» Material provided:
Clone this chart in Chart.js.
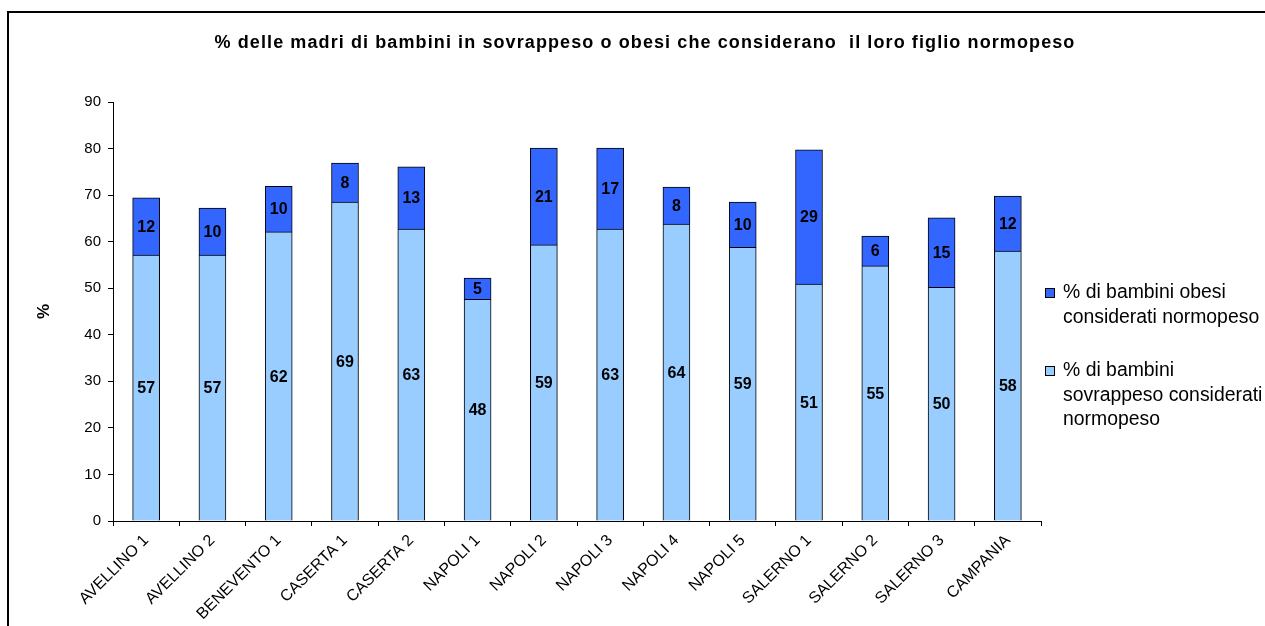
<!DOCTYPE html>
<html>
<head>
<meta charset="utf-8">
<script src="https://cdn.jsdelivr.net/npm/chart.js@4"></script>
<style>
  html, body { margin: 0; padding: 0; background: #fff; }
</style>
</head>
<body>
<canvas id="myChart" width="1265" height="626"></canvas>
<script>
const titolo = '% delle madri di bambini in sovrappeso o obesi che considerano  il loro figlio normopeso';
const asl = ['AVELLINO 1', 'AVELLINO 2', 'BENEVENTO 1', 'CASERTA 1', 'CASERTA 2', 'NAPOLI 1', 'NAPOLI 2',
  'NAPOLI 3', 'NAPOLI 4', 'NAPOLI 5', 'SALERNO 1', 'SALERNO 2', 'SALERNO 3', 'CAMPANIA'];
// % di bambini sovrappeso considerati normopeso
const sovrappeso = [57.1, 57.1, 62.1, 68.5, 62.7, 47.6, 59.3, 62.7, 63.8, 58.8, 50.9, 54.8, 50.2, 58.0];
// % di bambini obesi considerati normopeso
const obesi = [12.3, 10.1, 9.8, 8.4, 13.4, 4.6, 20.8, 17.4, 7.9, 9.7, 28.8, 6.4, 14.9, 11.8];
const legendaSovrappeso = ['% di bambini', 'sovrappeso considerati', 'normopeso'];
const legendaObesi = ['% di bambini obesi', 'considerati normopeso'];
const yMin = 0, yMax = 90, yStep = 10;

const FONT = '"Liberation Sans", Arial, sans-serif';

// cornice e titolo
const cornice = {
  id: 'cornice',
  beforeDraw(chart) {
    const ctx = chart.ctx;
    ctx.save();
    ctx.fillStyle = '#fff';
    ctx.fillRect(0, 0, chart.width, chart.height);
    ctx.strokeStyle = '#000';
    ctx.lineWidth = 2;
    ctx.beginPath();
    ctx.moveTo(8, chart.height);
    ctx.lineTo(8, 12);
    ctx.lineTo(chart.width, 12);
    ctx.stroke();
    ctx.fillStyle = '#000';
    ctx.font = 'bold 18px ' + FONT;
    ctx.letterSpacing = '1.1px';
    ctx.textAlign = 'center';
    ctx.textBaseline = 'middle';
    ctx.fillText(titolo, 645, 43);
    ctx.restore();
  }
};

// valori dentro le barre
const etichette = {
  id: 'etichette',
  afterDatasetsDraw(chart) {
    const ctx = chart.ctx;
    ctx.save();
    ctx.fillStyle = '#000';
    ctx.font = 'bold 16px ' + FONT;
    ctx.textAlign = 'center';
    ctx.textBaseline = 'middle';
    chart.data.datasets.forEach((ds, i) => {
      chart.getDatasetMeta(i).data.forEach((bar, j) => {
        const p = bar.getProps(['x', 'y', 'base'], true);
        ctx.fillText(Math.round(ds.data[j]), p.x, (p.y + p.base) / 2 + 1);
      });
    });
    ctx.restore();
  }
};

// legenda a destra
const legenda = {
  id: 'legenda',
  afterDraw(chart) {
    const ctx = chart.ctx;
    const ds = chart.data.datasets;
    const voci = [[ds[1], legendaObesi, 293], [ds[0], legendaSovrappeso, 371]];
    ctx.save();
    ctx.font = '19.4px ' + FONT;
    ctx.textBaseline = 'middle';
    ctx.textAlign = 'left';
    voci.forEach(([d, righe, y0]) => {
      ctx.fillStyle = d.backgroundColor;
      ctx.fillRect(1045, y0 - 5, 10, 10);
      ctx.strokeStyle = '#000';
      ctx.lineWidth = 1;
      ctx.strokeRect(1045.5, y0 - 4.5, 9, 9);
      ctx.fillStyle = '#000';
      righe.forEach((r, k) => ctx.fillText(r, 1063, y0 + k * 24.5));
    });
    ctx.restore();
  }
};

const ctx = document.getElementById('myChart').getContext('2d');
const myChart = new Chart(ctx, {
  type: 'bar',
  data: {
    labels: asl,
    datasets: [{
      label: legendaSovrappeso.join(' '),
      data: sovrappeso,
      backgroundColor: '#99CCFF',
      borderColor: '#000',
      borderWidth: 1,
      barThickness: 27
    }, {
      label: legendaObesi.join(' '),
      data: obesi,
      backgroundColor: '#3366FF',
      borderColor: '#000',
      borderWidth: 1,
      barThickness: 27
    }]
  },
  options: {
    responsive: false,
    animation: false,
    layout: { padding: { top: 102, right: 224, left: 30, bottom: 0 } },
    plugins: {
      legend: { display: false },
      title: { display: false },
      tooltip: { enabled: false }
    },
    scales: {
      x: {
        stacked: true,
        afterFit(s) { s.height = 105; },
        grid: { drawOnChartArea: false, color: '#000', tickLength: 5 },
        border: { color: '#000' },
        ticks: {
          color: '#000', autoSkip: false, maxRotation: 45, minRotation: 45, padding: 5,
          font: { family: FONT, size: 16 }
        }
      },
      y: {
        stacked: true,
        min: yMin, max: yMax,
        afterFit(s) { s.width = 83; },
        grid: { drawOnChartArea: false, color: '#000', tickLength: 5 },
        border: { color: '#000' },
        ticks: {
          stepSize: yStep, color: '#000', padding: 7,
          font: { family: FONT, size: 15 }
        },
        title: {
          display: true, text: '%', color: '#000',
          font: { family: FONT, size: 17, weight: 'bold' }
        }
      }
    }
  },
  plugins: [cornice, etichette, legenda]
});
</script>
</body>
</html>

» What this task involves: Output a faithful copy of the data, with each picture left out.

» Problem solution:
Clone this chart in Chart.js.
<!DOCTYPE html>
<html>
<head>
<meta charset="utf-8">
<script src="https://cdn.jsdelivr.net/npm/chart.js@4"></script>
<style>
  html, body { margin: 0; padding: 0; background: #fff; }
</style>
</head>
<body>
<canvas id="myChart" width="1265" height="626"></canvas>
<script>
const titolo = '% delle madri di bambini in sovrappeso o obesi che considerano  il loro figlio normopeso';
const asl = ['AVELLINO 1', 'AVELLINO 2', 'BENEVENTO 1', 'CASERTA 1', 'CASERTA 2', 'NAPOLI 1', 'NAPOLI 2',
  'NAPOLI 3', 'NAPOLI 4', 'NAPOLI 5', 'SALERNO 1', 'SALERNO 2', 'SALERNO 3', 'CAMPANIA'];
// % di bambini sovrappeso considerati normopeso
const sovrappeso = [57.1, 57.1, 62.1, 68.5, 62.7, 47.6, 59.3, 62.7, 63.8, 58.8, 50.9, 54.8, 50.2, 58.0];
// % di bambini obesi considerati normopeso
const obesi = [12.3, 10.1, 9.8, 8.4, 13.4, 4.6, 20.8, 17.4, 7.9, 9.7, 28.8, 6.4, 14.9, 11.8];
const legendaSovrappeso = ['% di bambini', 'sovrappeso considerati', 'normopeso'];
const legendaObesi = ['% di bambini obesi', 'considerati normopeso'];
const yMin = 0, yMax = 90, yStep = 10;

const FONT = '"Liberation Sans", Arial, sans-serif';

// cornice e titolo
const cornice = {
  id: 'cornice',
  beforeDraw(chart) {
    const ctx = chart.ctx;
    ctx.save();
    ctx.fillStyle = '#fff';
    ctx.fillRect(0, 0, chart.width, chart.height);
    ctx.strokeStyle = '#000';
    ctx.lineWidth = 2;
    ctx.beginPath();
    ctx.moveTo(8, chart.height);
    ctx.lineTo(8, 12);
    ctx.lineTo(chart.width, 12);
    ctx.stroke();
    ctx.fillStyle = '#000';
    ctx.font = 'bold 18px ' + FONT;
    ctx.letterSpacing = '1.1px';
    ctx.textAlign = 'center';
    ctx.textBaseline = 'middle';
    ctx.fillText(titolo, 645, 43);
    ctx.restore();
  }
};

// valori dentro le barre
const etichette = {
  id: 'etichette',
  afterDatasetsDraw(chart) {
    const ctx = chart.ctx;
    ctx.save();
    ctx.fillStyle = '#000';
    ctx.font = 'bold 16px ' + FONT;
    ctx.textAlign = 'center';
    ctx.textBaseline = 'middle';
    chart.data.datasets.forEach((ds, i) => {
      chart.getDatasetMeta(i).data.forEach((bar, j) => {
        const p = bar.getProps(['x', 'y', 'base'], true);
        ctx.fillText(Math.round(ds.data[j]), p.x, (p.y + p.base) / 2 + 1);
      });
    });
    ctx.restore();
  }
};

// legenda a destra
const legenda = {
  id: 'legenda',
  afterDraw(chart) {
    const ctx = chart.ctx;
    const ds = chart.data.datasets;
    const voci = [[ds[1], legendaObesi, 293], [ds[0], legendaSovrappeso, 371]];
    ctx.save();
    ctx.font = '19.4px ' + FONT;
    ctx.textBaseline = 'middle';
    ctx.textAlign = 'left';
    voci.forEach(([d, righe, y0]) => {
      ctx.fillStyle = d.backgroundColor;
      ctx.fillRect(1045, y0 - 5, 10, 10);
      ctx.strokeStyle = '#000';
      ctx.lineWidth = 1;
      ctx.strokeRect(1045.5, y0 - 4.5, 9, 9);
      ctx.fillStyle = '#000';
      righe.forEach((r, k) => ctx.fillText(r, 1063, y0 + k * 24.5));
    });
    ctx.restore();
  }
};

const ctx = document.getElementById('myChart').getContext('2d');
const myChart = new Chart(ctx, {
  type: 'bar',
  data: {
    labels: asl,
    datasets: [{
      label: legendaSovrappeso.join(' '),
      data: sovrappeso,
      backgroundColor: '#99CCFF',
      borderColor: '#000',
      borderWidth: 1,
      barThickness: 27
    }, {
      label: legendaObesi.join(' '),
      data: obesi,
      backgroundColor: '#3366FF',
      borderColor: '#000',
      borderWidth: 1,
      barThickness: 27
    }]
  },
  options: {
    responsive: false,
    animation: false,
    layout: { padding: { top: 102, right: 224, left: 30, bottom: 0 } },
    plugins: {
      legend: { display: false },
      title: { display: false },
      tooltip: { enabled: false }
    },
    scales: {
      x: {
        stacked: true,
        afterFit(s) { s.height = 105; },
        grid: { drawOnChartArea: false, color: '#000', tickLength: 5 },
        border: { color: '#000' },
        ticks: {
          color: '#000', autoSkip: false, maxRotation: 45, minRotation: 45, padding: 5,
          font: { family: FONT, size: 16 }
        }
      },
      y: {
        stacked: true,
        min: yMin, max: yMax,
        afterFit(s) { s.width = 83; },
        grid: { drawOnChartArea: false, color: '#000', tickLength: 5 },
        border: { color: '#000' },
        ticks: {
          stepSize: yStep, color: '#000', padding: 7,
          font: { family: FONT, size: 15 }
        },
        title: {
          display: true, text: '%', color: '#000',
          font: { family: FONT, size: 17, weight: 'bold' }
        }
      }
    }
  },
  plugins: [cornice, etichette, legenda]
});
</script>
</body>
</html>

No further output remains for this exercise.